RUNNING A ‘DOMESTIC POLICY ERRAND’
Ex-aide says envoy on a ‘political errand’
Former national security official testifies that ambassador was acting on behalf of Trump outside channels.
WASHINGTON — In riveting testimony, a former national security official said Thursday that a U.S. ambassador carried out a controversial “domestic political errand” for Donald Trump on Ukraine, undercutting a main line of the president’s defense in the impeachment inquiry.
Fiona Hill told House investigators she came to realize Ambassador Gordon Sondland wasn’t simply operating outside official diplomatic channels, as she and others suspected, but carrying out instructions from Trump.
“He was being involved in a domestic political errand and we were being involved in national security foreign policy,” she testified, “and those two things had just diverged.”
Hill’s comment followed a blistering back-and-forth during questioning from Republicans at the House hearing.
Testimony from Hill and David Holmes, a State Department adviser in Kyiv, capped an intense week in the historic inquiry and reinforced the central complaint: that Trump used foreign policy for political aims, setting off alarms across the U.S. national security and foreign policy apparatus.
Democrats allege Trump was relying on the discredited idea that Ukraine, not Russia, interfered in the 2016 U.S. election as he sought investigations in return for two things: U.S. military aid that Ukraine needed, and a White House visit the new Ukrainian president wanted to demonstrate backing from the West.
One by one, Hill, a Russia expert at the White House’s National Security Council until this summer, took on Trump’s defenses.
She and Holmes told House investigators it was abundantly clear Trump’s lawyer, Rudy Giuliani, was pursuing political investigations of Democrats and Joe Biden in Ukraine.
“He was clearly pushing forward issues and ideas that would … probably come back to haunt us and, in fact,” Hill testified, “I think that’s where we are today.”
And Hill stood up for Lt. Col. Alexander Vindman, the Army officer who testified earlier and whom Trump’s allies tried to discredit.”
At one point, Republicans tried to cut off Hill’s response as she flipped the script during the afternoon of questioning. GOP lawmakers had been trying to highlight her differences with Sondland, the ambassador to the European Union who delivered damaging testimony Wednesday about what he said was Trump’s “quid pro quo” pursuit of the political investigations.

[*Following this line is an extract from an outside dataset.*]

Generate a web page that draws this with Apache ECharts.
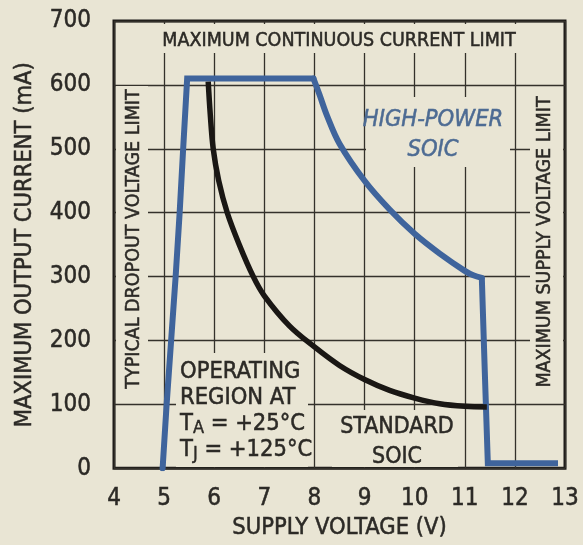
<!DOCTYPE html>
<html>
<head>
<meta charset="utf-8">
<script src="https://cdn.jsdelivr.net/npm/echarts@6/dist/echarts.min.js"></script>
<style>
  html, body { margin: 0; padding: 0; background: #e9e5d4; }
  #chart { width: 583px; height: 545px; }
</style>
</head>
<body>
<div id="chart"></div>
<script>
var BG = "#e9e5d4";
var INK = "#2c2a26";
var GRIDC = "#34312b";
var BLUE = "#3f649c";
var BLUE_TXT = "#4d6b93";
var FONT = "'Liberation Sans Narrow','DejaVu Sans Condensed','Roboto Condensed',sans-serif";

// high-power SOIC (V, mA)
var riseV = [4.97, 5.05, 5.14, 5.23, 5.31, 5.38, 5.46, 7.98];
var riseI = [0, 100, 200, 300, 400, 500, 610, 610];
var curveV = [7.98, 8.10, 8.25, 8.50, 9.0, 9.5, 10.0, 10.5, 11.0, 11.17, 11.34];
var curveI = [610, 585, 552, 508, 450, 405, 367, 336, 309, 302, 298];
var dropV = [11.34, 11.40, 11.46, 12.86];
var dropI = [298, 150, 8, 8];

// standard SOIC
var stdV = [5.88, 5.92, 5.98, 6.09, 6.26, 6.50, 6.78, 7.0, 7.5, 8.0, 8.5, 9.0, 9.5, 10.0, 10.5, 11.0, 11.44];
var stdI = [605, 555, 500, 450, 400, 350, 300, 270, 223, 190, 161, 139, 122, 110, 101, 97, 96];

function pairs(xs, ys) {
  return xs.map(function(x, i) { return [x, ys[i]]; });
}

function cover(x, y, w, h) {
  return { type: "rect", z: 1, silent: true, shape: { x: x, y: y, width: w, height: h }, style: { fill: BG } };
}

function label(x, y, text, extra) {
  var el = { type: "text", z: 5, silent: true, x: x, y: y,
    style: { text: text, fill: INK, stroke: INK, lineWidth: 0.5, font: "19.5px " + FONT,
             textAlign: "center", textVerticalAlign: "middle" } };
  if (extra) {
    Object.keys(extra).forEach(function(k) {
      if (k === "style") Object.assign(el.style, extra.style); else el[k] = extra[k];
    });
  }
  return el;
}

var chart = echarts.init(document.getElementById("chart"));

var axisText = { color: INK, fontSize: 24, fontFamily: FONT, textBorderColor: INK, textBorderWidth: 0.5 };
var nameText = { color: INK, fontSize: 23.5, fontFamily: FONT, textBorderColor: INK, textBorderWidth: 0.5 };

chart.setOption({
  backgroundColor: BG,
  animation: false,
  grid: { left: 114, right: 18, top: 21, bottom: 75, show: true, borderColor: "#1d1b18", borderWidth: 3, backgroundColor: "transparent" },
  xAxis: {
    type: "value", min: 4, max: 13, interval: 1,
    axisLine: { show: false }, axisTick: { show: false },
    splitLine: { show: true, lineStyle: { color: GRIDC, width: 1.3 } },
    axisLabel: Object.assign({ margin: 18 }, axisText),
    name: "SUPPLY VOLTAGE (V)", nameLocation: "middle", nameGap: 46,
    nameTextStyle: nameText
  },
  yAxis: {
    type: "value", min: 0, max: 700, interval: 100,
    axisLine: { show: false }, axisTick: { show: false },
    splitLine: { show: true, lineStyle: { color: GRIDC, width: 1.3 } },
    axisLabel: Object.assign({ margin: 23 }, axisText),
    name: "MAXIMUM OUTPUT CURRENT (mA)", nameLocation: "middle", nameGap: 77,
    nameTextStyle: nameText
  },
  series: [
    { type: "line", symbol: "none", data: pairs(riseV, riseI),
      lineStyle: { color: BLUE, width: 6, cap: "round", join: "miter" } },
    { type: "line", symbol: "none", smooth: 0.35, data: pairs(curveV, curveI),
      lineStyle: { color: BLUE, width: 6, cap: "round" } },
    { type: "line", symbol: "none", data: pairs(dropV, dropI),
      lineStyle: { color: BLUE, width: 6, cap: "butt", join: "miter" } },
    { type: "line", symbol: "none", smooth: 0.35, data: pairs(stdV, stdI),
      lineStyle: { color: "#1a1714", width: 5.5, cap: "butt" } }
  ],
  graphic: [
    cover(116, 24, 447, 29),
    cover(116, 86, 32, 310),
    cover(530, 88, 33, 308),
    cover(366, 97, 144, 70),
    cover(176, 353, 132, 114),
    cover(332, 410, 126, 57),
    label(339, 41, "MAXIMUM CONTINUOUS CURRENT LIMIT"),
    label(134, 239, "TYPICAL DROPOUT VOLTAGE LIMIT", { rotation: Math.PI / 2 }),
    label(545, 242, "MAXIMUM SUPPLY VOLTAGE LIMIT", { rotation: Math.PI / 2 }),
    label(433, 135, "HIGH-POWER\nSOIC", { style: { fill: BLUE_TXT, stroke: BLUE_TXT, font: "italic 23.5px " + FONT, lineHeight: 30 } }),
    label(397, 442, "STANDARD\nSOIC", { style: { font: "23px " + FONT, lineHeight: 30 } }),
    { type: "text", z: 5, silent: true, x: 180, y: 359,
      style: {
        text: "{n|OPERATING}\n{n|REGION AT}\n{n|T}{s|A}{n| = +25°C}\n{n|T}{s|J}{n| = +125°C}",
        textAlign: "left", textVerticalAlign: "top",
        rich: {
          n: { fill: INK, stroke: INK, lineWidth: 0.5, fontSize: 23.5, fontFamily: FONT, lineHeight: 26 },
          s: { fill: INK, stroke: INK, lineWidth: 0.4, fontSize: 18, fontFamily: FONT, lineHeight: 12, verticalAlign: "bottom" }
        }
      } }
  ]
});
</script>
</body>
</html>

The Republican lawmakers eventually wound down their questions, but continued decrying the impeachment effort. Democrats, in turn, criticized Trump’s actions.
Hill, a former aide to thennational security adviser John Bolton, sternly warned Republican lawmakers — and implicitly Trump — to quit pushing a “fictional” narrative that Ukraine, rather than Russia, interfered in U.S. elections.